Since the introduction of the revolutionary Canon5Dmk2 (and Panasonic GH2) we also agreed that we haven’t seen anything that would excite us as much as those announcements back in the days.
And then another friend of mine showed up who isn’t a professional filmmaker, but heavily involved with charity work in Africa. He shoots with a small (tiny sensor) outdated Sony handy-cam to promote his cause. A mix of documentary and narrative editorial style clips, some of them quite impressive. He doesn’t care about sensor size, mf, focus peaking, rigs, nd faders, he just needs to get his point across. He wants his videos to look and sound professional and he prefers a small unobtrusive package. Changing lenses? You can change lenses on a video camera? The last statement cost him a round of beer.

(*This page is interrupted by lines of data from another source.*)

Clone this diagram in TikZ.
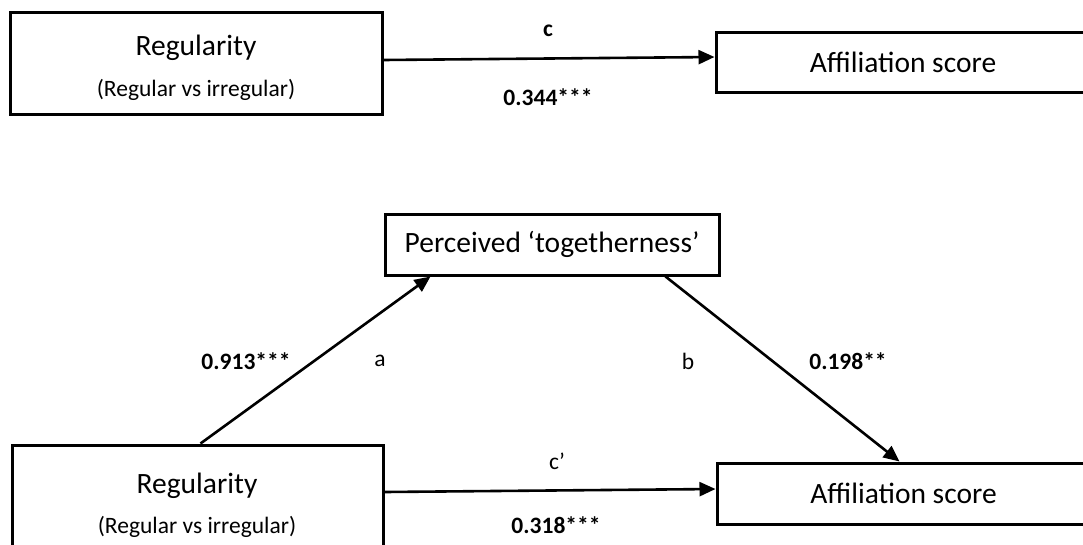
\documentclass[tikz,border=0pt]{standalone}
\usepackage{fontspec}
\setmainfont{Carlito}
\usetikzlibrary{arrows.meta}
\begin{document}
\begin{tikzpicture}[x=1pt,y=-1pt,
  box/.style={draw=black, line width=3pt, rectangle, inner sep=0pt, font=\fontsize{29.5}{35}\selectfont},
  conn/.style={line width=2.6pt, -{Triangle[length=16pt,width=14pt]}},
  big/.style={inner sep=0pt, font=\fontsize{29.5}{35}\selectfont},
  mid/.style={inner sep=0pt, font=\fontsize{23.5}{28}\selectfont},
  lbl/.style={inner sep=0pt, font=\fontsize{23.5}{28}\selectfont},
  lblb/.style={inner sep=0pt, font=\fontsize{23.5}{28}\selectfont\bfseries}]
\useasboundingbox (0,0) rectangle (1083,544);
% top model
\node[box, minimum width=372pt, minimum height=102pt] (topreg) at (196,63) {};
\node[big] (topregt) at (196,48) {Regularity};
\node[mid] (topregs) at (196,90) {(Regular vs irregular)};
\node[box, minimum width=374pt, minimum height=60pt] (topaff) at (903,62) {Affiliation score};
\draw[conn] ([yshift=3pt]topreg.east) -- ([yshift=5pt]topaff.west);
\node[lblb] (lc) at (548,31) {c};
\node[lblb] (lcv) at (548,97) {0.344***};
% bottom model
\node[box, minimum width=334pt, minimum height=61pt] (perc) at (552,244.5) {Perceived ‘togetherness’};
\node[box, minimum width=371pt, minimum height=104pt] (botreg) at (197.5,497) {};
\node[big] (botregt) at (197,486) {Regularity};
\node[mid] (botregs) at (197,527) {(Regular vs irregular)};
\node[box, minimum width=373pt, minimum height=61pt] (botaff) at (903.5,493.5) {Affiliation score};
\draw[conn] ([xshift=3pt]botreg.north) -- ([xshift=47pt]perc.south west);
\draw[conn] ([xshift=282pt]perc.south west) -- ([xshift=184pt]botaff.north west);
\draw[conn] ([yshift=5pt]botreg.east) -- ([yshift=4.5pt]botaff.west);
\node[lblb] (la) at (246,361) {0.913***};
\node[lbl] (lat) at (380,361) {a};
\node[lbl] (lbt) at (688,361) {b};
\node[lblb] (lb) at (848,361) {0.198**};
\node[lbl] (lcp) at (557,461) {c’};
\node[lblb] (lcpv) at (556,525) {0.318***};
\end{tikzpicture}
\end{document}
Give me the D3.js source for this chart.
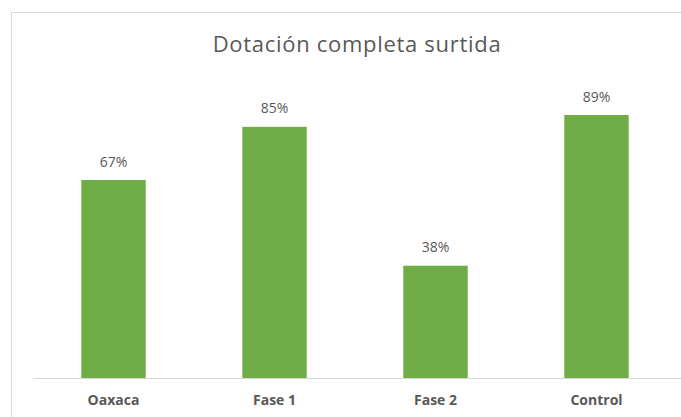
<!DOCTYPE html>
<html>
<head>
<meta charset="utf-8">
<script src="https://cdn.jsdelivr.net/npm/d3@7"></script>
<style>
  body { margin: 0; background: #fff; }
  text { font-family: "Open Sans", sans-serif; fill: #595959; }
</style>
</head>
<body>
<div id="vis"></div>
<script>
// Chart data
const CATEGORIES = ["Oaxaca", "Fase 1", "Fase 2", "Control"];
const VALUES = [0.67, 0.85, 0.38, 0.89];

const FRAME_WIDTH = 681;
const FRAME_HEIGHT = 417;

const MARGINS = {left: 33, right: 4, top: 82.5, bottom: 39};

const FRAME = d3.select("#vis")
                .append("svg")
                .attr("width", FRAME_WIDTH)
                .attr("height", FRAME_HEIGHT);

// Chart area border
FRAME.append("rect")
     .attr("x", 11.5)
     .attr("y", 12.5)
     .attr("width", FRAME_WIDTH)
     .attr("height", FRAME_HEIGHT)
     .attr("fill", "none")
     .attr("stroke", "#d9d9d9");

// Title
FRAME.append("text")
     .attr("x", 357)
     .attr("y", 52)
     .attr("text-anchor", "middle")
     .attr("font-size", "22px")
     .attr("letter-spacing", "0.7px")
     .text("Dotación completa surtida");

// Scales
const X_SCALE = d3.scaleBand()
                  .domain(CATEGORIES)
                  .range([MARGINS.left, FRAME_WIDTH - MARGINS.right])
                  .paddingInner(0.6)
                  .paddingOuter(0.3);

const Y_SCALE = d3.scaleLinear()
                  .domain([0, 1])
                  .range([FRAME_HEIGHT - MARGINS.bottom, MARGINS.top]);

// Bars
FRAME.append("g").selectAll("rect")
     .data(VALUES)
     .enter()
     .append("rect")
       .attr("x", (d, i) => X_SCALE(CATEGORIES[i]))
       .attr("y", (d) => Y_SCALE(d))
       .attr("width", X_SCALE.bandwidth())
       .attr("height", (d) => Y_SCALE(0) - Y_SCALE(d))
       .attr("fill", "#70ad47");

// Value labels
FRAME.append("g").selectAll("text")
     .data(VALUES)
     .enter()
     .append("text")
       .attr("x", (d, i) => X_SCALE(CATEGORIES[i]) + X_SCALE.bandwidth() / 2)
       .attr("y", (d) => Y_SCALE(d) - 13.5)
       .attr("text-anchor", "middle")
       .attr("font-size", "14px")
       .text((d) => d3.format(".0%")(d));

// X axis
const xAxis = FRAME.append("g")
     .attr("transform", "translate(0," + Y_SCALE(0) + ")")
     .call(d3.axisBottom(X_SCALE).tickSize(0).tickPadding(17.5));

xAxis.select(".domain")
     .attr("d", "M" + MARGINS.left + ",0.5H" + FRAME_WIDTH)
     .attr("stroke", "#d9d9d9");

xAxis.selectAll("text")
     .attr("font-size", "14px")
     .attr("font-weight", "bold")
     .attr("font-family", "'Open Sans', sans-serif")
     .attr("fill", "#595959");
</script>
</body>
</html>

We ended up talking about the new Sony RX10 for the rest of the evening, this might just be the perfect camera for my friend, the charity worker and documentarist.
My other friends hadn’t looked at the specs very closely. When I mentioned that I really believe this camera could be very interesting for all of us (even achieve GH2 cult status), because there is no line skipping and Sony finally managed to employ a processor powerful enough to allow for full 5k readout (sadly we will only be able to record it in full HD) we all knew that this should result in much cleaner looking footage than what we are used to from our DSLR’s. It also has a built in ND filter, clean HDMI (4:2:2) out, Zebra and peaking options…… I had their attention.
Okay. Built in ND filter, though only up to three stops, with base ISO of 125 (expandable to 80-not sure if this will work in video mode) a constant aperture of 2.8 stabilized Zeiss Vario Sonnar, covering a massive range from 24mm to 200mm equiv, a 1.4M EVF and an articulated screen…everyone was seriously interested and the questions kept coming.
Mic input and head phone jack? CHECK. Manual audio controls. CHECK. The only external accessory one would need to attach would be either a Sony XLR-K1M or something like the juicedLink RM333 Riggy, to set up a seriously professional no nonsense, run&gun machine. Remember, we are aiming for the “less is more” solution here.
Then there is also the option for clean HDMI out for the ones who need incredible high bit rates.
And let’s not forget, judging by the photo quality we got from the RX100 and RX100II, this might also be a great camera for the “photos only” documentarists. Raw. Check. 10fps, now that is huge. Plenty of resolution from the 20mp backlit cmos sensor, and we already know from the RX100 and RX100II it will be descent in low light, shallow depth of field, not amazing, decent at the long end, but at the end of the day not that important, in fact lots of depth of field is often preferred by documentary shooters. The video below was shot with the RX100.
Pay attention to af performance in the clip below, shot with the RX100II, this would have been very difficult to pull off with a dslr rig and mf
Get two RX10’s one set up for Video and sound, the other for photos, a wireless lavalier kit, a good shotgun mic, tripod, portable slider and you are pretty much ready for everything. And you can pack it in a carry on backpack with your laptop and all the other stuff you need when on the road.
Last beer, back to reality, let wait and see if the RX10 really delivers, I am pretty positive it will, I can’t wait to get my hands on it. Will the full sensor read out really deliver noticeably better footage, let’s keep in mind it will record in the highly compressed H.264 format. ( Not a problem for general work with the FS100/FS700). Video below, FS700
Then there is low light, will video be as impressive as taking photos at higher ISO? I am also very curious about focus peaking accuracy, since we only get a 1.4M EVF (not 2.4 like on the A7 and A7r) and about continuous af and stabilization in video mode which for many is just as important as mf control.
If everything promised holds true once we start shooting with it, then I have no doubt the RX10 will rise to rule that particular segment of the market and displace the current aging king, the GH3.